If I had known I would live this long I would have pushed the envelope a little harder.
Cymru am byth
David Jones #9715
Once you get the compression all up to par then you can continue figuring out what is wrong that makes it feeble above 4500 rpm. The compression issues should make it equally poor at all rpms.
I am suspicious about the 009 dizzy. I do not know where the timing was set when it initially ran poor at 4500 rpm. But when I set the timing at 34 degrees at 3500 rpm it bogs under load at low rpm (almost undriveable). I understand the 009 does not have enough advance, so maybe at high rpm's it was not advancing enough previously (before I adjusted it). Today I will check on the range of advance between idle and 3500 rpm. My thought is, with an 009 you get good low rpm performance or good high rpm performance, but not both.
I am also going to redo the compression/leak-down test with the engine warm. It was cold when I did them yesterday.
Two opinions- if you set the timing at 3500 rpm it will be too advanced at low rpm. That is not a healthy choice for the engine, and it will not sound very nice, but it should run acceptably until it hurts itself. Also with those leakdown numbers it should be able to run acceptably, not that great, but passable. I am not saying that is good enough, however. One of the real experts can weigh in on these thoughts.
So....the advance at 1200 rpm was high as anticipated. About 19 degrees at the crank. But it runs so I snuck it out on the road to see if it came into form above 3 or 4000 rpm. It did not. Performed badly across the rpm range. I've ordered a refurbed Bosch 031 dizzy with the thought that the old 009 had seen better days. Process of elimination continues.....
While I'm waiting for the next opportunity to work on my issue, I'm curious about why you prefer the 009 advance curve. I understand it comes on earlier, but if you're almost always above 3000 rpm why would that be a major factor? Would you not prefer to have a wider range of advance for those times when you do need to run below that rpm level? Help me understand please.
I understand your comment Jacques but can you give me some parameters? Are you suggesting less than, say, 28-30 degrees total advance on a high compression engine? Those are the lowest numbers I've seen mentioned anywhere.....plenty of others are saying that 35 or 36 is needed on a race engine.

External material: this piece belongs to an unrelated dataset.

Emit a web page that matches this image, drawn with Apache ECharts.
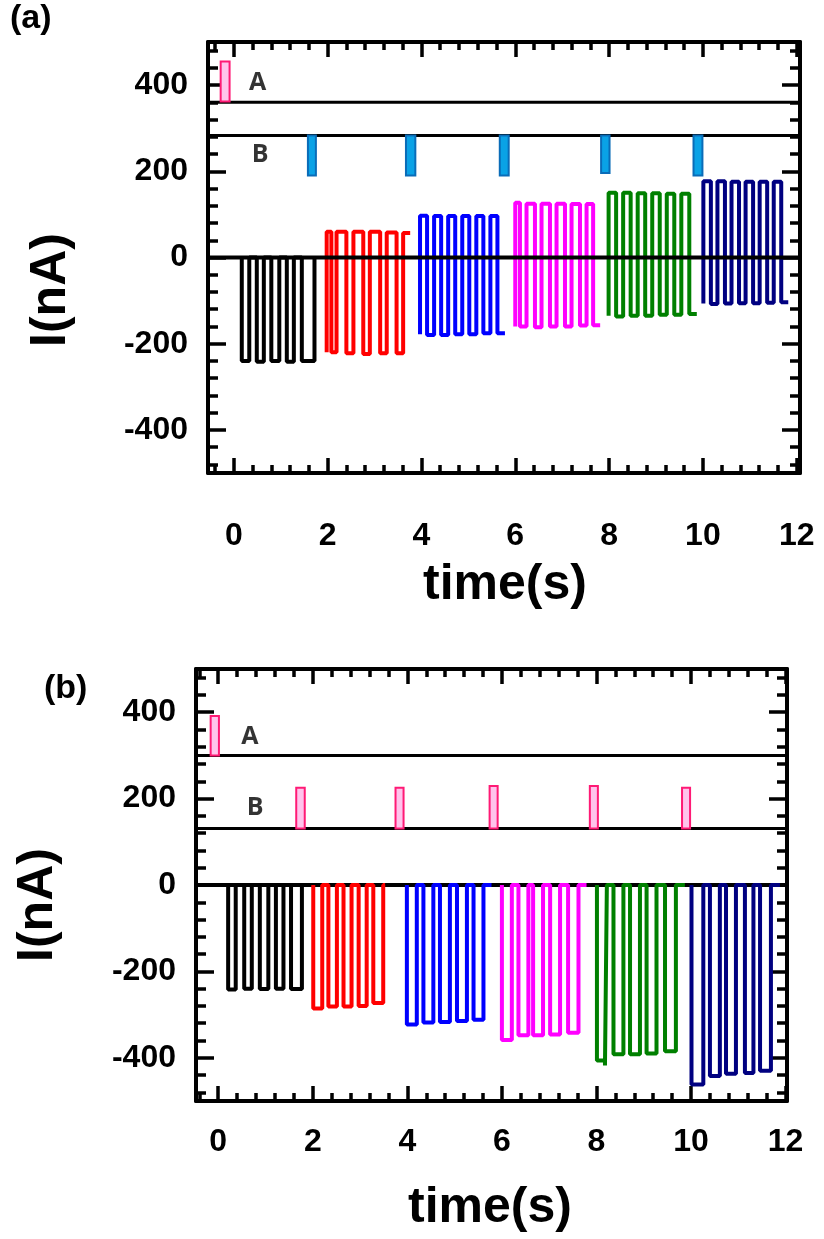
<!DOCTYPE html>
<html><head><meta charset="utf-8">
<script src="https://cdn.jsdelivr.net/npm/echarts@6/dist/echarts.min.js"></script>
<style>html,body{margin:0;padding:0;background:#fff}#c{width:824px;height:1239px}</style>
</head><body><div id="c"></div>
<script>
// ---------- tick values ----------
const xMajorTicks = [0, 2, 4, 6, 8, 10, 12];
const xMinorTicks = [-0.4, 0.4, 0.8, 1.2, 1.6, 2.4, 2.8, 3.2, 3.6, 4.4, 4.8, 5.2, 5.6, 6.4, 6.8, 7.2, 7.6, 8.4, 8.8, 9.2, 9.6, 10.4, 10.8, 11.2, 11.6];
const yMajorTicks = [-400, -200, 0, 200, 400];
const yMinorTicks = [-480, -440, -360, -320, -280, -240, -160, -120, -80, -40, 40, 80, 120, 160, 240, 280, 320, 360, 440, 480];

// ---------- panel (a) waveforms [time, level] (step) ----------
const a_black = [[0.17,0],[0.17,-240],[0.33,0],[0.49,-242],[0.64,0],[0.80,-240],[0.97,0],[1.13,-242],[1.28,0],[1.45,-240],[1.72,0]];
const a_red = [[1.98,-220],[1.98,60],[2.08,-220],[2.19,60],[2.40,-222],[2.55,60],[2.76,-224],[2.90,60],[3.12,-222],[3.26,58],[3.47,-222],[3.61,57],[3.76,57]];
const a_blue = [[3.97,-178],[3.97,97],[4.12,-180],[4.27,96],[4.42,-180],[4.57,96],[4.72,-178],[4.87,96],[5.02,-178],[5.17,96],[5.32,-176],[5.47,96],[5.62,-176],[5.78,-176]];
const a_magenta = [[6.00,-160],[6.00,127],[6.10,-160],[6.24,125],[6.42,-162],[6.56,125],[6.74,-160],[6.88,125],[7.06,-160],[7.20,124],[7.38,-158],[7.52,124],[7.66,-157],[7.81,-157]];
const a_green = [[7.99,-135],[7.99,150],[8.15,-137],[8.30,150],[8.46,-135],[8.61,149],[8.77,-135],[8.92,149],[9.08,-133],[9.23,148],[9.39,-133],[9.54,148],[9.71,-131],[9.87,-131]];
const a_navy = [[10.01,-107],[10.01,177],[10.17,-108],[10.31,177],[10.47,-107],[10.61,176],[10.77,-106],[10.91,176],[11.07,-106],[11.21,176],[11.37,-105],[11.51,176],[11.67,-104],[11.82,-104]];

// ---------- panel (b) waveforms ----------
const b_black = [[0.21,0],[0.21,-242],[0.37,0],[0.55,-240],[0.71,0],[0.88,-241],[1.06,0],[1.22,-240],[1.38,0],[1.54,-241],[1.77,0]];
const b_red = [[2.01,0],[2.01,-286],[2.20,0],[2.33,-281],[2.51,0],[2.65,-281],[2.82,0],[2.97,-280],[3.14,0],[3.28,-273],[3.49,0],[3.53,0]];
const b_blue = [[3.99,0],[3.99,-323],[4.20,0],[4.34,-318],[4.55,0],[4.69,-317],[4.90,0],[5.05,-315],[5.26,0],[5.40,-312],[5.61,0],[5.78,0]];
const b_magenta = [[6.00,0],[6.00,-359],[6.21,0],[6.35,-348],[6.56,0],[6.66,-348],[6.87,0],[7.02,-346],[7.23,0],[7.40,-342],[7.62,0],[7.79,0]];
const b_green = [[8.01,0],[8.01,-406],[8.18,-418],[8.22,0],[8.36,-392],[8.57,0],[8.71,-392],[8.92,0],[9.06,-390],[9.27,0],[9.45,-385],[9.68,0],[9.87,0]];
const b_navy = [[10.01,0],[10.01,-462],[10.26,0],[10.40,-442],[10.61,0],[10.74,-437],[10.95,0],[11.14,-435],[11.32,0],[11.46,-430],[11.69,0],[11.88,0]];

// ---------- stimulus pulses [x1, y1, x2, y2] ----------
const a_stimA = [[-0.28, 362, -0.09, 455]];
const a_stimB = [[1.58, 190, 1.75, 283],[3.67, 190, 3.87, 283],[5.67, 190, 5.86, 283],[7.83, 196, 8.01, 283],[9.80, 190, 9.99, 283]];
const b_stimA = [[-0.16, 300, 0.015, 391]];
const b_stimB = [[1.65, 131, 1.83, 225],[3.75, 131, 3.92, 225],[5.74, 131, 5.91, 229],[7.86, 131, 8.03, 229],[9.81, 131, 9.98, 225]];

// reference lines
const a_refLevels = [360, 283];
const b_refLevels = [300, 131];
const zeroLevel = 0;

// text labels [x, y, text]
const a_textLabels = [[0.51, 405, 'A'], [0.56, 238, 'B']];
const b_textLabels = [[0.67, 342, 'A'], [0.78, 178, 'B']];

const waveColors = ['#000000', '#ff0000', '#0000ff', '#ff00ff', '#008000', '#000080'];

// ---------- layout ----------
const panels = [
  {grid: {left: 208, top: 42, width: 592, height: 431}, xr: [-0.55, 12.07], xMargin: 47},
  {grid: {left: 196, top: 669, width: 591, height: 432}, xr: [-0.47, 12.03], xMargin: 25}
];
const FONT = 'Liberation Sans';

const xAxes = [], yAxes = [], grids = [];
panels.forEach((p, g) => {
  grids.push(p.grid);
  const base = {type: 'value', gridIndex: g, min: p.xr[0], max: p.xr[1], splitLine: {show: false}};
  const line = {show: true, onZero: false, lineStyle: {color: '#000', width: 4}};
  const noLine = {show: false, onZero: false};
  const tick = (vals, len) => ({show: true, inside: true, length: len, customValues: vals, lineStyle: {color: '#000', width: 3.5}});
  const lbl = (vals) => ({show: true, customValues: vals, fontSize: 32, fontWeight: 'bold', fontFamily: FONT, color: '#000'});
  xAxes.push(Object.assign({}, base, {position: 'bottom', axisLine: line, axisTick: tick(xMajorTicks, 15),
    axisLabel: Object.assign(lbl(xMajorTicks), {margin: p.xMargin})}));
  xAxes.push(Object.assign({}, base, {position: 'bottom', axisLine: noLine, axisTick: tick(xMinorTicks, 8), axisLabel: {show: false}}));
  xAxes.push(Object.assign({}, base, {position: 'top', axisLine: line, axisTick: tick(xMajorTicks, 15), axisLabel: {show: false}}));
  xAxes.push(Object.assign({}, base, {position: 'top', axisLine: noLine, axisTick: tick(xMinorTicks, 8), axisLabel: {show: false}}));
  const ybase = {type: 'value', gridIndex: g, min: -500, max: 500, splitLine: {show: false}};
  yAxes.push(Object.assign({}, ybase, {position: 'left', axisLine: line, axisTick: tick(yMajorTicks, 18),
    axisLabel: Object.assign(lbl(yMajorTicks), {margin: 20})}));
  yAxes.push(Object.assign({}, ybase, {position: 'left', axisLine: noLine, axisTick: tick(yMinorTicks, 10), axisLabel: {show: false}}));
  yAxes.push(Object.assign({}, ybase, {position: 'right', axisLine: line, axisTick: tick(yMajorTicks, 18), axisLabel: {show: false}}));
  yAxes.push(Object.assign({}, ybase, {position: 'right', axisLine: noLine, axisTick: tick(yMinorTicks, 10), axisLabel: {show: false}}));
});

function wave(data, g, color, z) {
  return {type: 'line', xAxisIndex: 4 * g, yAxisIndex: 4 * g, data: data, step: 'end', symbol: 'none',
    lineStyle: {color: color, width: 4}, z: z, silent: true, clip: false};
}
function hline(level, g, x0, x1, w) {
  return {type: 'line', xAxisIndex: 4 * g, yAxisIndex: 4 * g, data: [[x0, level], [x1, level]], symbol: 'none',
    lineStyle: {color: '#000', width: w}, z: g === 0 ? 5 : 1, silent: true, clip: false};
}
function rects(data, g, fill, stroke) {
  return {type: 'custom', xAxisIndex: 4 * g, yAxisIndex: 4 * g, data: data, encode: {x: [0, 2], y: [1, 3]}, clip: false, z: 6, silent: true,
    renderItem: function (params, api) {
      const p1 = api.coord([api.value(0), api.value(1)]);
      const p2 = api.coord([api.value(2), api.value(3)]);
      return {type: 'rect', shape: {x: Math.min(p1[0], p2[0]), y: Math.min(p1[1], p2[1]), width: Math.abs(p2[0] - p1[0]), height: Math.abs(p2[1] - p1[1])},
        style: {fill: fill, stroke: stroke, lineWidth: 2}};
    }};
}
function texts(data, g) {
  return {type: 'scatter', xAxisIndex: 4 * g, yAxisIndex: 4 * g, symbolSize: 1, itemStyle: {color: 'rgba(0,0,0,0)'}, silent: true, z: 7,
    data: data.map(d => ({value: [d[0], d[1]], name: d[2]})),
    label: {show: true, position: 'inside', formatter: '{b}', fontSize: 25, fontWeight: 'bold', fontFamily: 'Open Sans', color: '#000'}};
}

const series = [];
// panel a
[a_black, a_red, a_blue, a_magenta, a_green, a_navy].forEach((d, i) => series.push(wave(d, 0, waveColors[i], 3)));
series.push(hline(zeroLevel, 0, panels[0].xr[0], panels[0].xr[1], 4));
series.push(hline(a_refLevels[0], 0, panels[0].xr[0], panels[0].xr[1], 3));
series.push(hline(a_refLevels[1], 0, panels[0].xr[0] - 0.09, panels[0].xr[1], 3));
series.push(rects(a_stimA, 0, '#ffc4ec', '#ff1a75'));
series.push(rects(a_stimB, 0, '#0aa2e6', '#0a6cb8'));
series.push(texts(a_textLabels, 0));
// panel b
[b_black, b_red, b_blue, b_magenta, b_green, b_navy].forEach((d, i) => series.push(wave(d, 1, waveColors[i], 3)));
series.push(hline(zeroLevel, 1, panels[1].xr[0], panels[1].xr[1], 4));
series.push(hline(b_refLevels[0], 1, panels[1].xr[0], panels[1].xr[1], 3));
series.push(hline(b_refLevels[1], 1, panels[1].xr[0] - 0.12, panels[1].xr[1], 3));
series.push(rects(b_stimA, 1, '#ffc4ec', '#ff1a75'));
series.push(rects(b_stimB, 1, '#ffc4ec', '#ff1a75'));
series.push(texts(b_textLabels, 1));

const bigFont = {fontSize: 50, fontWeight: 'bold', fontFamily: FONT, fill: '#000'};
const graphic = [
  {type: 'text', left: 10, top: 2, style: {text: '(a)', fontSize: 34, fontWeight: 'bold', fontFamily: FONT, fill: '#000'}},
  {type: 'text', left: 44, top: 672, style: {text: '(b)', fontSize: 34, fontWeight: 'bold', fontFamily: FONT, fill: '#000'}},
  {type: 'text', x: 51, y: 290, rotation: Math.PI / 2, style: Object.assign({text: 'I(nA)', align: 'center', verticalAlign: 'middle'}, bigFont)},
  {type: 'text', x: 38, y: 905, rotation: Math.PI / 2, style: Object.assign({text: 'I(nA)', align: 'center', verticalAlign: 'middle'}, bigFont)},
  {type: 'text', x: 505, y: 585, style: Object.assign({text: 'time(s)', align: 'center', verticalAlign: 'middle'}, bigFont)},
  {type: 'text', x: 490, y: 1208, style: Object.assign({text: 'time(s)', align: 'center', verticalAlign: 'middle'}, bigFont)}
];

const chart = echarts.init(document.getElementById('c'), null, {renderer: 'canvas'});
chart.setOption({animation: false, backgroundColor: '#fff', grid: grids, xAxis: xAxes, yAxis: yAxes, series: series, graphic: graphic});
</script></body></html>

John, I'll be sure to take a look at the springs, thanks.
Jacques is correct as a general rule, but it also depends heavily on the chamber shape and quench clearance.
For instance, a big dome and sloppy quench clearance will give you a higher CR, but need more ignition lead to burn over the top of the dome and all the way out to the walls, compared to chamber with a lower compression with a smaller dome and tight quench clearance.
Generally, good single-plug chambers can do well at 33-34*, 9.5:1, and loose chambers/big domes go up from there. But regardless, the engine tells you what it need from the dyno sheets, not the other way around.
Yes, higher RPM needs more lead also.
You mentioned 35 mm Venturies, had a similar problem years ago, were they recently installed, double check to see that one was not slid in upside down.